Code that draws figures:
= = =

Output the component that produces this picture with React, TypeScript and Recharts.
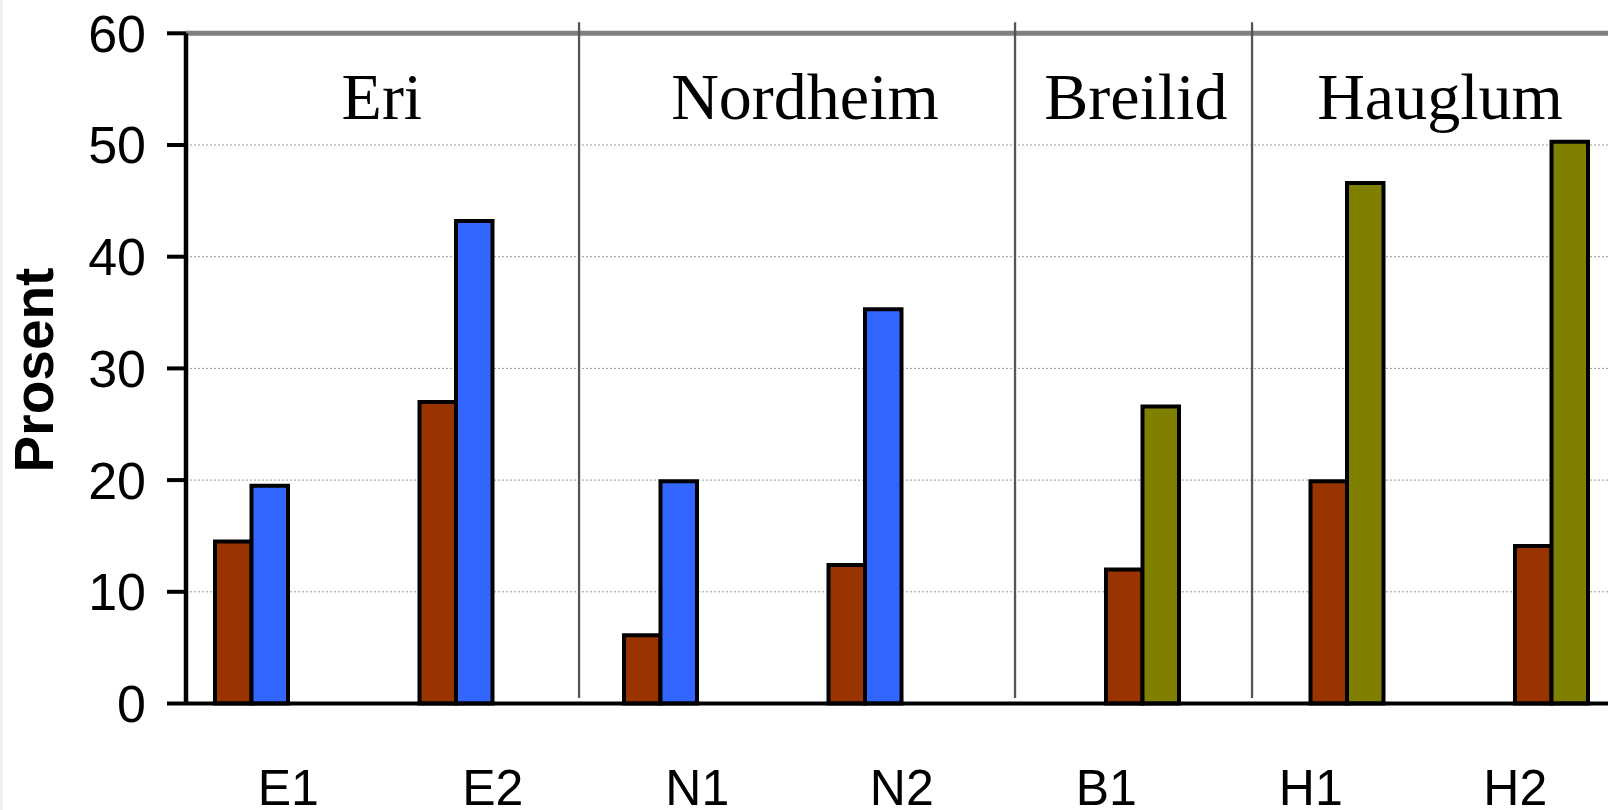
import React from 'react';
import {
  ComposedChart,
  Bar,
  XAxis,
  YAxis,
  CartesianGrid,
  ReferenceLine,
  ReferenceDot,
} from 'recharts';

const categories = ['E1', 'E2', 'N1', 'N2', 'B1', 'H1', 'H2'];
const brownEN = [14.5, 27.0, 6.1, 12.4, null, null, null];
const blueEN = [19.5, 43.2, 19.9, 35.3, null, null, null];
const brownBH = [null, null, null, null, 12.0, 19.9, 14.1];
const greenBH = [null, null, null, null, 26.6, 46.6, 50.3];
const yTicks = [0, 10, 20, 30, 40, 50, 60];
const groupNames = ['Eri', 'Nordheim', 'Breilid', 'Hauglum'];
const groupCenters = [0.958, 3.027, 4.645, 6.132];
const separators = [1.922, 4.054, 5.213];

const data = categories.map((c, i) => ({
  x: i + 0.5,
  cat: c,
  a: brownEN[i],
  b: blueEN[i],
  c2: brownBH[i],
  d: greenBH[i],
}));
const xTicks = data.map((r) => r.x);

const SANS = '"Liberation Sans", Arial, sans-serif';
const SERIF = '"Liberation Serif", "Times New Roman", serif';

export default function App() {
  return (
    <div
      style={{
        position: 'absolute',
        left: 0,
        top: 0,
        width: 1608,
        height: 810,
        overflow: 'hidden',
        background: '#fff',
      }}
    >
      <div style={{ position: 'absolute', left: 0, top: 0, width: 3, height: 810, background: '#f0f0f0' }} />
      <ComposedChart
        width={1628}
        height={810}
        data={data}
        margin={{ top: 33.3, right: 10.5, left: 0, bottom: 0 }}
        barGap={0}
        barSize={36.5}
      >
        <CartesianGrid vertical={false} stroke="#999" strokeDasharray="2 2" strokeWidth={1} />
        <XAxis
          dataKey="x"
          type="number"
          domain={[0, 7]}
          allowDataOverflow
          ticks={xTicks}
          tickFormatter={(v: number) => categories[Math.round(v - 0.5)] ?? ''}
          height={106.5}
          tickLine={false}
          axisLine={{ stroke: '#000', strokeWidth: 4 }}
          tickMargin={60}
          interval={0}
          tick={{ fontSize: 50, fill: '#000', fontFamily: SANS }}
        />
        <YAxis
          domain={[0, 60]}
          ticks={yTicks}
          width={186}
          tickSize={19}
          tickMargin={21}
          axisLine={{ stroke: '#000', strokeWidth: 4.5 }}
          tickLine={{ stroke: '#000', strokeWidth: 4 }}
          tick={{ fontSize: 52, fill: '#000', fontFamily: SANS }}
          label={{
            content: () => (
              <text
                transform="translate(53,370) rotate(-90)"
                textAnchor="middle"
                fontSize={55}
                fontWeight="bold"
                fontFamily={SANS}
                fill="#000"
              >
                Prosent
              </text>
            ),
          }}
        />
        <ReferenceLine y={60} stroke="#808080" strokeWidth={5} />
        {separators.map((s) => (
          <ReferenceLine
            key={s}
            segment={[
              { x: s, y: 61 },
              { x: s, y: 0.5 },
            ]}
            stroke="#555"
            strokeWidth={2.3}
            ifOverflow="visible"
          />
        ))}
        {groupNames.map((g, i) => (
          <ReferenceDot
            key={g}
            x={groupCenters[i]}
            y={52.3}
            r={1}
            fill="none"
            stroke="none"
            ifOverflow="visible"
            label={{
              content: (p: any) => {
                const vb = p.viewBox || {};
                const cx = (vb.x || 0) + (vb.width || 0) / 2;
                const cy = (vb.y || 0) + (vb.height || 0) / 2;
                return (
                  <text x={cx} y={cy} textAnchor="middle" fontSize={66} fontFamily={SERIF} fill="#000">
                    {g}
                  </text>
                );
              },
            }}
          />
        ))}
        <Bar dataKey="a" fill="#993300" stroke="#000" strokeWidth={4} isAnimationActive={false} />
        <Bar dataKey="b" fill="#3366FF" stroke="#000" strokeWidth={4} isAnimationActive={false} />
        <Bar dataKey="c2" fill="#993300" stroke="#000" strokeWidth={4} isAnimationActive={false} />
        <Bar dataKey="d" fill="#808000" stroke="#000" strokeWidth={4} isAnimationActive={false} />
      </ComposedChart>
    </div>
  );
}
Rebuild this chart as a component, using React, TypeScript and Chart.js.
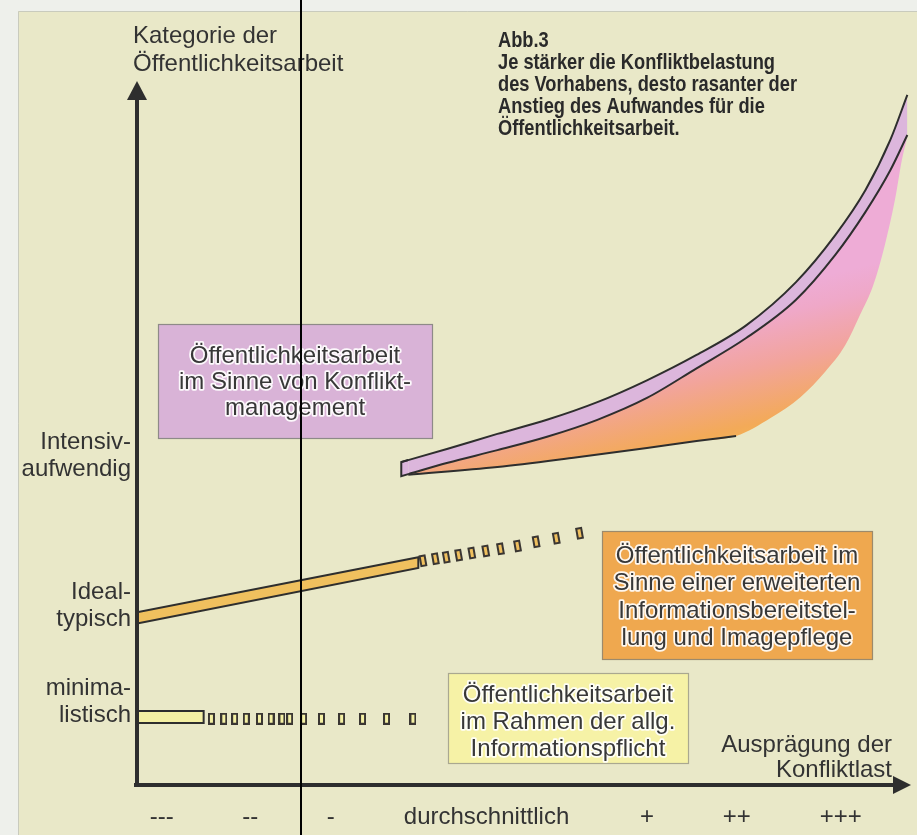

= = =

What to work on: Exclude the images, then output the data above word for word.

Solved problem:
Output the component that produces this picture with React, TypeScript and Recharts.
import React from 'react';
import {
  ComposedChart,
  Bar,
  XAxis,
  YAxis,
  CartesianGrid,
  ReferenceLine,
  ReferenceDot,
} from 'recharts';

const categories = ['E1', 'E2', 'N1', 'N2', 'B1', 'H1', 'H2'];
const brownEN = [14.5, 27.0, 6.1, 12.4, null, null, null];
const blueEN = [19.5, 43.2, 19.9, 35.3, null, null, null];
const brownBH = [null, null, null, null, 12.0, 19.9, 14.1];
const greenBH = [null, null, null, null, 26.6, 46.6, 50.3];
const yTicks = [0, 10, 20, 30, 40, 50, 60];
const groupNames = ['Eri', 'Nordheim', 'Breilid', 'Hauglum'];
const groupCenters = [0.958, 3.027, 4.645, 6.132];
const separators = [1.922, 4.054, 5.213];

const data = categories.map((c, i) => ({
  x: i + 0.5,
  cat: c,
  a: brownEN[i],
  b: blueEN[i],
  c2: brownBH[i],
  d: greenBH[i],
}));
const xTicks = data.map((r) => r.x);

const SANS = '"Liberation Sans", Arial, sans-serif';
const SERIF = '"Liberation Serif", "Times New Roman", serif';

export default function App() {
  return (
    <div
      style={{
        position: 'absolute',
        left: 0,
        top: 0,
        width: 1608,
        height: 810,
        overflow: 'hidden',
        background: '#fff',
      }}
    >
      <div style={{ position: 'absolute', left: 0, top: 0, width: 3, height: 810, background: '#f0f0f0' }} />
      <ComposedChart
        width={1628}
        height={810}
        data={data}
        margin={{ top: 33.3, right: 10.5, left: 0, bottom: 0 }}
        barGap={0}
        barSize={36.5}
      >
        <CartesianGrid vertical={false} stroke="#999" strokeDasharray="2 2" strokeWidth={1} />
        <XAxis
          dataKey="x"
          type="number"
          domain={[0, 7]}
          allowDataOverflow
          ticks={xTicks}
          tickFormatter={(v: number) => categories[Math.round(v - 0.5)] ?? ''}
          height={106.5}
          tickLine={false}
          axisLine={{ stroke: '#000', strokeWidth: 4 }}
          tickMargin={60}
          interval={0}
          tick={{ fontSize: 50, fill: '#000', fontFamily: SANS }}
        />
        <YAxis
          domain={[0, 60]}
          ticks={yTicks}
          width={186}
          tickSize={19}
          tickMargin={21}
          axisLine={{ stroke: '#000', strokeWidth: 4.5 }}
          tickLine={{ stroke: '#000', strokeWidth: 4 }}
          tick={{ fontSize: 52, fill: '#000', fontFamily: SANS }}
          label={{
            content: () => (
              <text
                transform="translate(53,370) rotate(-90)"
                textAnchor="middle"
                fontSize={55}
                fontWeight="bold"
                fontFamily={SANS}
                fill="#000"
              >
                Prosent
              </text>
            ),
          }}
        />
        <ReferenceLine y={60} stroke="#808080" strokeWidth={5} />
        {separators.map((s) => (
          <ReferenceLine
            key={s}
            segment={[
              { x: s, y: 61 },
              { x: s, y: 0.5 },
            ]}
            stroke="#555"
            strokeWidth={2.3}
            ifOverflow="visible"
          />
        ))}
        {groupNames.map((g, i) => (
          <ReferenceDot
            key={g}
            x={groupCenters[i]}
            y={52.3}
            r={1}
            fill="none"
            stroke="none"
            ifOverflow="visible"
            label={{
              content: (p: any) => {
                const vb = p.viewBox || {};
                const cx = (vb.x || 0) + (vb.width || 0) / 2;
                const cy = (vb.y || 0) + (vb.height || 0) / 2;
                return (
                  <text x={cx} y={cy} textAnchor="middle" fontSize={66} fontFamily={SERIF} fill="#000">
                    {g}
                  </text>
                );
              },
            }}
          />
        ))}
        <Bar dataKey="a" fill="#993300" stroke="#000" strokeWidth={4} isAnimationActive={false} />
        <Bar dataKey="b" fill="#3366FF" stroke="#000" strokeWidth={4} isAnimationActive={false} />
        <Bar dataKey="c2" fill="#993300" stroke="#000" strokeWidth={4} isAnimationActive={false} />
        <Bar dataKey="d" fill="#808000" stroke="#000" strokeWidth={4} isAnimationActive={false} />
      </ComposedChart>
    </div>
  );
}
Rebuild this chart as a component, using React, TypeScript and Chart.js.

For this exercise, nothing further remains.